Fundadas com a diferença de apenas um ano, Microsoft (nascida em abril de 1975) e Apple (abril de 1976) seguiram em suas trajetórias caminhos bem distintos. Enquanto a empresa criada por Bill Gates foi, durante muito tempo, sinônimo de software, a companhia da maçã ficou marcada pela genialidade inventiva de Steve Jobs. Em outras palavras: a Microsoft era necessária e a Apple, sexy. No século XXI, a discrepância se intensificou com o lançamento do iPhone, que conquistou a condição de objeto de desejo de consumidores do mundo inteiro. Não à toa, a Apple se tornou, em 2023, a primeira empresa da história a alcançar valor de mercado de 3 trilhões de dólares. Nos últimos meses, contudo, o jogo mudou, e a Microsoft voltou a ocupar o posto de corporação mais valiosa dos Estados Unidos, após três anos fora do topo. A que se deve a virada?
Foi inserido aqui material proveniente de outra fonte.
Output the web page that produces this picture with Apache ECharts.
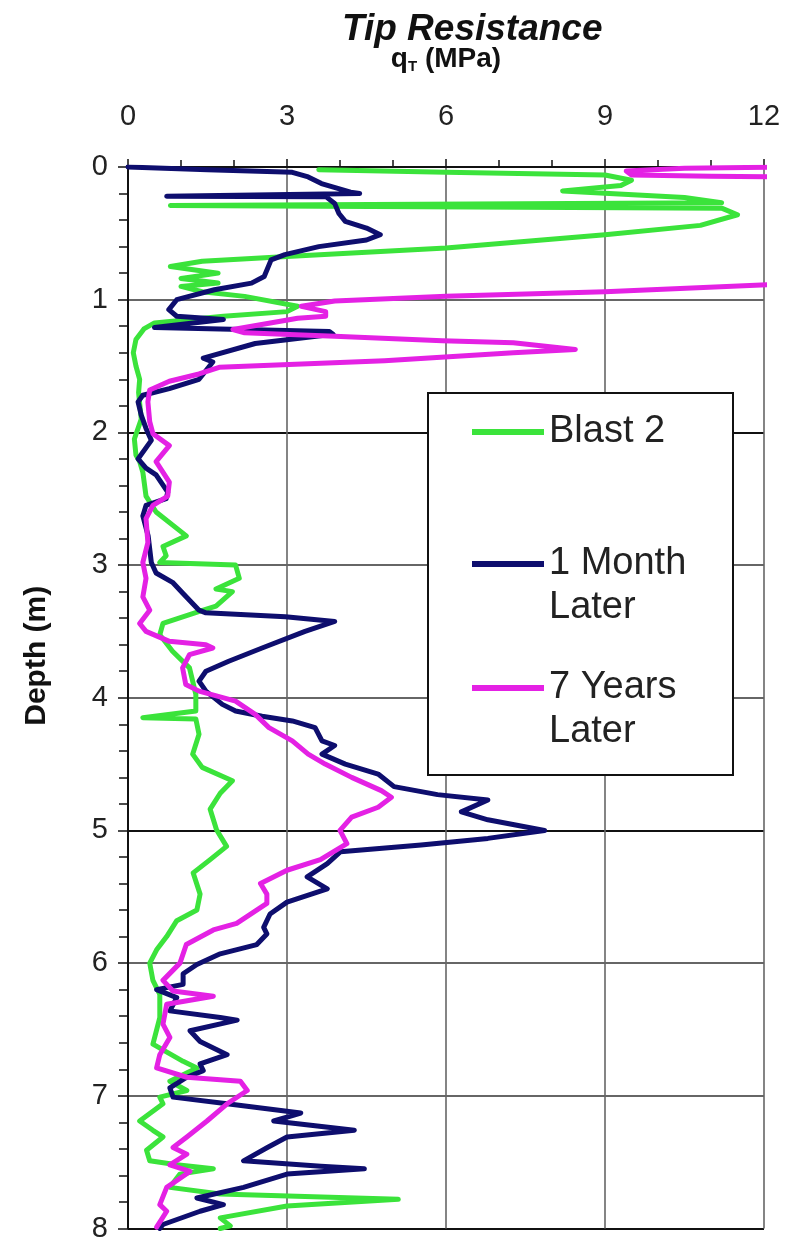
<!DOCTYPE html>
<html>
<head>
<meta charset="utf-8">
<title>Tip Resistance</title>
<script src="https://cdn.jsdelivr.net/npm/echarts@6/dist/echarts.min.js"></script>
<style>
  html, body { margin: 0; padding: 0; background: #fff; }
  #chart { width: 786px; height: 1243px; }
</style>
</head>
<body>
<div id="chart"></div>
<script>
// Cone tip resistance qT (MPa) against depth (m) for three soundings.
const seriesNames = ['Blast 2', '1 Month Later', '7 Years Later'];
// A leading blank line keeps the swatch level with the first text line.
const legendLabels = ['Blast 2', '\n1 Month\nLater', '\n7 Years\nLater'];
const xTicks = [0, 3, 6, 9, 12];
const yTicks = [0, 1, 2, 3, 4, 5, 6, 7, 8];

const blast2Qt = [3.6, 6.0, 9.0, 9.5, 9.3, 8.2, 10.5, 11.2, 0.8, 11.2, 11.5, 10.8, 9.0, 6.0, 3.0, 1.4, 0.8, 1.7, 1.0, 1.7,
  1.0, 1.4, 2.2, 3.2, 3.0, 1.8, 0.5, 0.3, 0.15, 0.1, 0.15, 0.22, 0.2, 0.25, 0.12, 0.15, 0.22, 0.28, 0.34, 0.53,
  1.1, 0.66, 0.72, 0.6, 2.03, 2.1, 1.66, 1.97, 1.66, 1.42, 0.66, 0.6, 0.84, 1.16, 1.28, 1.28, 0.28, 1.28, 1.34, 1.22,
  1.4, 1.97, 1.74, 1.55, 1.67, 1.86, 1.55, 1.23, 1.36, 1.3, 0.92, 0.73, 0.54, 0.41, 0.47, 0.6, 0.6, 0.47, 1.04, 1.3,
  0.79, 1.11, 0.6, 0.66, 0.22, 0.47, 0.66, 0.35, 0.41, 0.92, 1.61, 0.98, 0.79, 1.74, 5.1, 3.0, 1.74, 1.93, 1.74];
const blast2Depth = [0.02, 0.04, 0.06, 0.10, 0.14, 0.18, 0.23, 0.27, 0.29, 0.31, 0.36, 0.44, 0.51, 0.61, 0.675, 0.71, 0.75, 0.80, 0.84, 0.875,
  0.90, 0.94, 0.975, 1.05, 1.09, 1.125, 1.175, 1.22, 1.30, 1.40, 1.50, 1.60, 1.70, 1.90, 2.05, 2.17, 2.22, 2.30, 2.48, 2.60,
  2.78, 2.86, 2.93, 2.98, 3.00, 3.10, 3.18, 3.20, 3.31, 3.34, 3.44, 3.525, 3.65, 3.775, 3.975, 4.10, 4.15, 4.16, 4.275, 4.425,
  4.525, 4.625, 4.72, 4.84, 4.995, 5.12, 5.22, 5.32, 5.48, 5.60, 5.68, 5.80, 5.90, 6.00, 6.13, 6.235, 6.41, 6.61, 6.74, 6.79,
  6.89, 6.96, 7.01, 7.06, 7.19, 7.26, 7.31, 7.41, 7.49, 7.52, 7.55, 7.59, 7.69, 7.74, 7.78, 7.83, 7.92, 7.98, 8.0];

const monthQt = [0, 1.5, 3.1, 3.4, 3.65, 4.2, 4.37, 0.73, 3.74, 3.9, 3.98, 4.1, 4.5, 4.76, 4.5, 3.6, 2.96, 2.7, 2.57, 2.33,
  1.63, 0.92, 0.77, 0.92, 1.8, 0.5, 3.8, 3.87, 2.4, 1.42, 1.6, 1.34, 0.78, 0.28, 0.19, 0.25, 0.34, 0.44, 0.19, 0.34,
  0.53, 0.75, 0.72, 0.34, 0.28, 0.38, 0.44, 0.53, 0.84, 1.03, 1.34, 1.47, 2.97, 3.9, 3.34, 2.53, 1.9, 1.47, 1.34, 1.47,
  1.78, 2.03, 2.53, 3.1, 3.53, 3.66, 3.9, 3.66, 4.1, 4.72, 5.02, 5.84, 6.79, 6.29, 6.79, 7.86, 6.79, 5.53, 4.01, 3.76,
  3.38, 3.76, 3.0, 2.68, 2.56, 2.62, 2.43, 1.74, 1.3, 1.04, 1.04, 0.54, 0.92, 0.79, 1.74, 2.06, 1.17, 1.36, 1.87, 1.36,
  1.42, 1.11, 0.79, 0.85, 1.87, 3.26, 2.75, 4.27, 3.0, 2.63, 2.18, 3.64, 4.46, 3.0, 2.18, 1.3, 1.8, 1.36, 0.66, 0.6];
const monthDepth = [0, 0.02, 0.04, 0.075, 0.125, 0.19, 0.20, 0.22, 0.225, 0.275, 0.35, 0.41, 0.46, 0.51, 0.55, 0.60, 0.66, 0.70, 0.825, 0.875,
  0.925, 1.00, 1.075, 1.125, 1.15, 1.21, 1.24, 1.26, 1.33, 1.44, 1.47, 1.60, 1.67, 1.72, 1.77, 1.87, 1.97, 2.06, 2.20, 2.27,
  2.32, 2.45, 2.50, 2.55, 2.63, 2.78, 2.98, 3.06, 3.13, 3.21, 3.34, 3.36, 3.39, 3.425, 3.50, 3.625, 3.725, 3.80, 3.875, 3.95,
  4.05, 4.10, 4.14, 4.175, 4.225, 4.325, 4.36, 4.425, 4.50, 4.575, 4.67, 4.73, 4.77, 4.86, 4.92, 5.00, 5.06, 5.11, 5.16, 5.25,
  5.35, 5.44, 5.54, 5.63, 5.73, 5.78, 5.86, 5.93, 6.01, 6.08, 6.16, 6.20, 6.26, 6.36, 6.41, 6.43, 6.51, 6.59, 6.69, 6.76,
  6.81, 6.86, 6.94, 7.01, 7.06, 7.13, 7.19, 7.26, 7.31, 7.39, 7.49, 7.53, 7.55, 7.59, 7.69, 7.77, 7.82, 7.87, 7.97, 8.0];

const yearsQt = [12.5, 10.5, 9.4, 9.5, 11.0, 12.5, 15.0, 16.0, 14.0, 12.5, 9.0, 6.0, 3.9, 3.27, 3.73, 3.73, 3.2, 1.98, 2.2, 3.9,
  5.93, 7.27, 8.44, 7.27, 4.84, 1.72, 1.34, 0.78, 0.41, 0.375, 0.41, 0.47, 0.78, 0.53, 0.78, 0.75, 0.47, 0.34, 0.375, 0.28,
  0.34, 0.28, 0.41, 0.22, 0.34, 0.78, 1.47, 1.6, 1.16, 1.03, 1.09, 1.34, 2.03, 2.4, 2.66, 3.1, 3.4, 3.72, 4.22, 4.78,
  4.97, 4.72, 4.22, 4.0, 4.13, 3.63, 3.0, 2.5, 2.62, 2.62, 2.05, 1.61, 1.1, 0.98, 0.66, 0.85, 1.61, 0.73, 0.66, 0.79,
  0.6, 0.54, 1.11, 2.12, 2.25, 1.87, 1.49, 1.11, 0.85, 1.11, 0.79, 1.17, 0.73, 0.6, 0.73, 0.54];
const yearsDepth = [0.0, 0.01, 0.03, 0.06, 0.07, 0.075, 0.2, 0.5, 0.8, 0.88, 0.94, 0.975, 1.01, 1.05, 1.09, 1.125, 1.14, 1.225, 1.25, 1.275,
  1.31, 1.325, 1.375, 1.40, 1.46, 1.51, 1.56, 1.615, 1.68, 1.77, 1.92, 2.01, 2.10, 2.22, 2.375, 2.48, 2.55, 2.65, 2.83, 2.98,
  3.10, 3.24, 3.34, 3.44, 3.50, 3.575, 3.60, 3.625, 3.675, 3.775, 3.90, 3.95, 4.025, 4.125, 4.225, 4.325, 4.425, 4.50, 4.60, 4.70,
  4.75, 4.825, 4.90, 5.00, 5.10, 5.22, 5.30, 5.40, 5.48, 5.55, 5.70, 5.75, 5.86, 6.00, 6.13, 6.21, 6.25, 6.31, 6.46, 6.56,
  6.69, 6.79, 6.86, 6.89, 6.96, 7.06, 7.19, 7.31, 7.39, 7.44, 7.52, 7.57, 7.69, 7.82, 7.87, 7.99];

const colors = ['#3be33b', '#0e0e6e', '#e421e4'];
const FONT = '"Liberation Sans", Arial, sans-serif';

function pairs(qt, depth) {
  return qt.map((q, i) => [q, depth[i]]);
}
const seriesData = [pairs(blast2Qt, blast2Depth), pairs(monthQt, monthDepth), pairs(yearsQt, yearsDepth)];

const chart = echarts.init(document.getElementById('chart'), null, { renderer: 'canvas' });

// One legend per entry, stacked inside a framed box.
const legendTops = [410, 498, 622];
const legends = seriesNames.map((name, i) => ({
  data: [name],
  left: 472,
  top: legendTops[i],
  padding: 0,
  icon: 'rect',
  itemWidth: 72,
  itemHeight: 6,
  selectedMode: false,
  formatter: () => legendLabels[i],
  textStyle: {
    fontFamily: FONT,
    fontSize: 38,
    color: '#222',
    lineHeight: 44
  },
  z: 6
}));

chart.setOption({
  animation: false,
  backgroundColor: '#ffffff',
  title: {
    text: 'Tip Resistance',
    left: 337,
    top: 6,
    textStyle: { fontFamily: FONT, fontSize: 37, fontWeight: 'bold', fontStyle: 'italic', color: '#111' }
  },
  grid: { left: 128, right: 22, top: 167, bottom: 12, show: false },
  legend: legends,
  graphic: [{
    type: 'rect',
    shape: { x: 428, y: 393, width: 305, height: 382 },
    style: { fill: '#fff', stroke: '#111', lineWidth: 2 },
    z: 5
  }],
  xAxis: {
    type: 'value',
    position: 'top',
    min: xTicks[0],
    max: xTicks[xTicks.length - 1],
    interval: 3,
    name: '{q|q}{t|T}{u| (MPa)}',
    nameLocation: 'middle',
    nameGap: 93,
    nameTextStyle: {
      rich: {
        q: { fontFamily: FONT, fontSize: 28, fontWeight: 'bold', color: '#111' },
        t: { fontFamily: FONT, fontSize: 15, fontWeight: 'bold', color: '#111', padding: [14, 0, 0, 0] },
        u: { fontFamily: FONT, fontSize: 28, fontWeight: 'bold', color: '#111' }
      }
    },
    axisLine: { show: true, lineStyle: { color: '#111', width: 2 } },
    axisTick: { show: true, length: 8, lineStyle: { color: '#111', width: 1.5 } },
    minorTick: { show: true, splitNumber: 3, length: 7, lineStyle: { color: '#111', width: 1.5 } },
    axisLabel: { fontFamily: FONT, fontSize: 29, color: '#222', margin: 36 },
    splitLine: { show: true, lineStyle: { color: '#666', width: 1.6 } }
  },
  yAxis: {
    type: 'value',
    inverse: true,
    min: yTicks[0],
    max: yTicks[yTicks.length - 1],
    interval: 1,
    name: 'Depth (m)',
    nameLocation: 'middle',
    nameGap: 76,
    nameTextStyle: { fontFamily: FONT, fontSize: 30, fontWeight: 'bold', color: '#111', padding: [0, 0, 0, 84] },
    axisLine: { show: true, lineStyle: { color: '#111', width: 2 } },
    axisTick: { show: true, length: 10, lineStyle: { color: '#111', width: 1.5 } },
    minorTick: { show: true, splitNumber: 5, length: 9, lineStyle: { color: '#111', width: 1.5 } },
    axisLabel: { fontFamily: FONT, fontSize: 29, color: '#222', margin: 20 },
    splitLine: { show: true, lineStyle: { color: ['#666', '#666', '#111'], width: 1.8 } }
  },
  series: seriesNames.map((name, i) => ({
    name: name,
    type: 'line',
    data: seriesData[i],
    symbol: 'none',
    clip: true,
    color: colors[i],
    lineStyle: { color: colors[i], width: 5, join: 'round', cap: 'round' },
    z: 2 + i * 0.1
  }))
});
</script>
</body>
</html>
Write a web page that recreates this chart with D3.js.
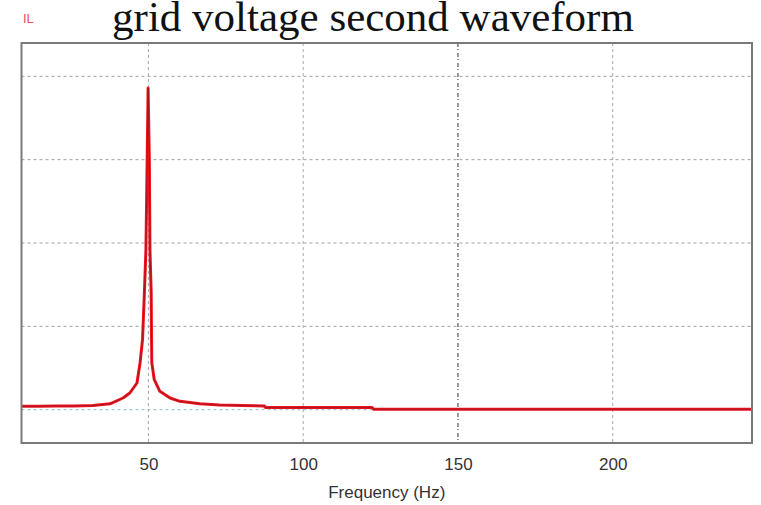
<!DOCTYPE html>
<html>
<head>
<meta charset="utf-8">
<script src="https://cdn.jsdelivr.net/npm/d3@7/dist/d3.min.js"></script>
<style>
  html, body { margin: 0; padding: 0; background: #fff; }
  svg { display: block; }
</style>
</head>
<body>
<svg id="chart" width="761" height="505"></svg>
<script>
// Spectrum of the grid voltage: frequency (Hz) and magnitude (grid units)
const freqHz = [9, 15, 20, 26, 32.1, 37.6, 41.8, 44.0, 46.3, 47.3, 48.1, 48.6, 49.2, 49.6, 49.9,
                50.3, 50.5, 50.9, 51.0, 51.1, 51.9, 53.7, 57.0, 60.2, 66.6, 73, 80, 87.5,
                87.8, 100, 110, 122.3, 122.7, 150, 180, 210, 245];
const magnitude = [0.04, 0.042, 0.045, 0.045, 0.05, 0.07, 0.14, 0.2, 0.32, 0.56, 0.84, 1.3, 1.92, 3.0, 3.86,
                   3.0, 1.92, 1.4, 0.9, 0.56, 0.36, 0.22, 0.14, 0.1, 0.07, 0.055, 0.05, 0.045,
                   0.025, 0.025, 0.025, 0.025, 0.006, 0.006, 0.006, 0.006, 0.006];

const xTicks = [50, 100, 150, 200];
const xTickLabels = ["50", "100", "150", "200"];
const yGrid = [0, 1, 2, 3, 4];

const titleText = "grid voltage second waveform";
const xAxisTitle = "Frequency (Hz)";
const signalName = "IL";

const svg = d3.select("#chart");
const plot = { left: 21.5, right: 752, top: 43, bottom: 443 };

const x = d3.scaleLinear().domain([9, 245]).range([plot.left, plot.right]);
const y = d3.scaleLinear().domain([-0.4, 4.4]).range([plot.bottom, plot.top]);

// title, running off the top edge of the page
svg.append("text")
  .attr("x", 373).attr("y", 31)
  .attr("text-anchor", "middle")
  .attr("font-family", "'Liberation Serif', 'Times New Roman', serif")
  .attr("font-size", 43)
  .attr("fill", "#111")
  .text(titleText);

// trace name
svg.append("text")
  .attr("x", 23).attr("y", 23)
  .attr("font-family", "'Liberation Sans', Arial, sans-serif")
  .attr("font-size", 13)
  .attr("fill", "#f0505a")
  .text(signalName);

// horizontal grid
svg.append("g").selectAll("line").data(yGrid).join("line")
  .attr("x1", plot.left).attr("x2", plot.right)
  .attr("y1", d => y(d)).attr("y2", d => y(d))
  .attr("stroke", d => d === 0 ? "#8fc4c8" : "#a0a0a0")
  .attr("stroke-width", 1)
  .attr("stroke-dasharray", "3,3");

// vertical grid
svg.append("g").selectAll("line").data(xTicks).join("line")
  .attr("x1", d => x(d)).attr("x2", d => x(d))
  .attr("y1", plot.top).attr("y2", plot.bottom)
  .attr("stroke", d => d === 150 ? "#6e6e6e" : "#a8a8a8")
  .attr("stroke-width", d => d === 150 ? 1.4 : 1)
  .attr("stroke-dasharray", d => d === 150 ? "4,2,1,3" : "3,3");

// x axis labels
const xAxis = d3.axisBottom(x).tickValues(xTicks)
  .tickFormat((d, i) => xTickLabels[i]).tickSize(0).tickPadding(15);
const gx = svg.append("g").attr("transform", `translate(0,${plot.bottom})`).call(xAxis);
gx.select(".domain").remove();
gx.selectAll("text")
  .attr("font-family", "'Liberation Sans', Arial, sans-serif")
  .attr("font-size", 17)
  .attr("fill", "#333");

svg.append("text")
  .attr("x", (plot.left + plot.right) / 2).attr("y", 498)
  .attr("text-anchor", "middle")
  .attr("font-family", "'Liberation Sans', Arial, sans-serif")
  .attr("font-size", 17)
  .attr("fill", "#333")
  .text(xAxisTitle);

// spectrum trace: bright red body with a dark core
const line = d3.line().x((d, i) => x(freqHz[i])).y(d => y(d));
svg.append("path").datum(magnitude)
  .attr("d", line)
  .attr("fill", "none")
  .attr("stroke", "#f0141e")
  .attr("stroke-width", 3)
  .attr("stroke-linejoin", "round");
svg.append("path").datum(magnitude)
  .attr("d", line)
  .attr("fill", "none")
  .attr("stroke", "#8a1422")
  .attr("stroke-width", 1)
  .attr("stroke-opacity", 0.7)
  .attr("stroke-linejoin", "round");

// plot frame
svg.append("rect")
  .attr("x", plot.left).attr("y", plot.top)
  .attr("width", plot.right - plot.left).attr("height", plot.bottom - plot.top)
  .attr("fill", "none")
  .attr("stroke", "#7a7a7a")
  .attr("stroke-width", 2);
</script>
</body>
</html>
Há uma razão principal que explica o movimento: inovação. Depois de muito tempo — pelo menos desde a era da computação pessoal —, a Microsoft voltou a liderar uma transição tecnológica. Desta vez, ela está à frente da chamada inteligência artificial regenerativa, tecnologia que responde perguntas e gera imagens a partir de sugestões feitas por usuários. A mudança foi gestada em 2019, quando, por determinação do chefão global, Satya Nadella, a Microsoft investiu em uma startup desconhecida, a OpenAI, que estava desenvolvendo um novo sistema de inteligência artificial. Em 2022, o ChatGPT chegou ao mercado e o mundo foi tomado por uma revolução. Nos últimos quatro anos, a big tech injetou 2 bilhões de dólares na OpenAI, e um novo aporte de 10 bilhões de dólares foi anunciado recentemente. “Decisões assertivas do CEO contribuíram para a valorização da empresa”, diz André Miceli, líder no Brasil da MIT Technology Review, plataforma de conteúdo do Instituto de Tecnologia de Massachusetts.
A IA não foi a única aposta certeira da Microsoft. A empresa fez incursões bem-sucedidas no lucrativo negócio de computação em nuvem. A Azure, seu braço de negócios no ramo, é hoje a principal concorrente da Amazon na oferta desse tipo de serviço, e foi decisiva para o bom desempenho financeiro da Microsoft em seu mais recente balanço. No primeiro trimestre do atual ano fiscal, o lucro da Azure cresceu 29% na comparação anual, acima dos ótimos 26% registrados pela companhia como um todo.
Enquanto isso, a Apple vive tempos desafiadores. A empresa está atrasada na corrida da inteligência artificial e, para piorar, não há projeto consistente na área. Em conversa recente com analistas, o presidente Tim Cook afirmou que a companhia tem um trabalho “em andamento” no campo de IA, mas não deu detalhes sobre o que seria. Como se não bastasse, as vendas de iPhone também não empolgam como antes. A situação é tão complexa que, nos últimos dias, a Apple passou a dar descontos — algo inusual em sua história — nos smartphones vendidos na China, na tentativa de enfrentar a concorrência de marcas como Xiaomi e Huawei, que avançam sem parar. No ano passado, as vendas de iPhones no mercado chinês tombaram 30%. Ainda assim, a Apple fechou 2023 como líder do mercado global de smartphones.
Empresas de tecnologia enfrentam o desafio permanente de se reinventar. Foi assim com a Microsoft, que encontrou na inteligência artificial um novo caminho promissor. A própria Apple sabe o que é isso — a empresa, afinal, deixou de ser só uma fabricante de computadores para revolucionar o mercado de aparelhos de celular. Nesta semana, a estratégia de diversificação foi revigorada com o lançamento dos óculos de realidade virtual Vision Pro. Será suficiente para dar novo fôlego à Apple? Ninguém sabe a resposta, mas não é recomendável duvidar de uma empresa que, assim como a Microsoft, mudou o mundo.